PHILADELPHIA — SEPTA’s volatile finances were stabilized yesterday for the next year and a half with $215 million shifted from federal road and bridge funds.

The Delaware Valley Regional Planning Commission, which signs off on federal and state transportation spending in the region, unanimously approved the request by Gov. Rendell to plug SEPTA’s deficits until December 2006.

With that money assured, the transit agency’s board of directors also voted unanimously yesterday to approve a balanced SEPTA budget for the fiscal year beginning July 1.

But transit riders who have endured years of SEPTA threats to ax service or raise fares still have cause for concern. SEPTA General Manager Faye Moore warned yesterday that a strike is still a possibility.

Members of SEPTA’s largest union – Transport Workers Union Local 234 – are working without a contract, which expired June 15.

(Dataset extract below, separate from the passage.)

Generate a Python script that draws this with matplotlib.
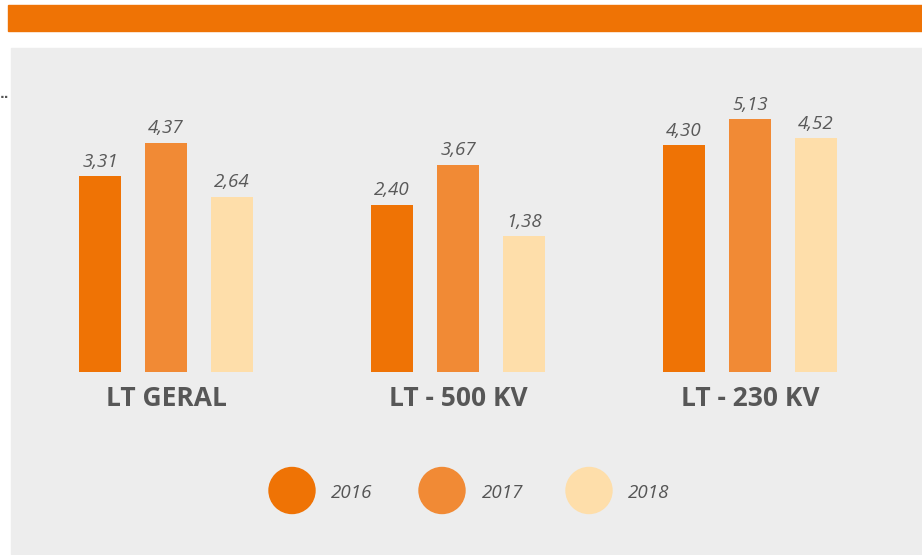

SEPTA’s $952 million budget for fiscal 2006 assumes that veteran Local 234 members will contribute to the cost of monthly health care, said Richard Burnfield, the transit agency’s senior budget director. Details on budgeted employee co-payments are not available in the agency’s published budget, and Burnfield declined further comment.

Avoiding monthly health-care co-payments is an issue over which many veteran bus drivers, cashiers and janitors say they are willing to strike.

“I hope it does not come to that,” Moore told the planning commission’s board yesterday. “We are hoping to a do a fair and reasonable settlement without a work stoppage.” Local 234 spokesman Bob Bedard could not be reached for comment yesterday.

Of the $215 million for SEPTA, $130.5 million will be used by the transit agency in fiscal 2006. Of that, $92.1 million will fill SEPTA’s projected operating budget gap. An additional $4.1 million will finance transit service designed to fund low-income urban workers commuting to suburban jobs. An additional $34.3 million was directed toward bus overhaul and maintenance.

For fiscal 2007, the Delaware Valley Regional Planning Commission pledged $65 million toward SEPTA’s projected $130 million operating budget deficit that year. For the welfare-to-work transit service, $2 million more was committed. Finally, $17.5 million will be used for bus overhaul work.

“SEPTA will still have another $65 million deficit next June,” commission director John Coscia said. “What will happen, I do not know.”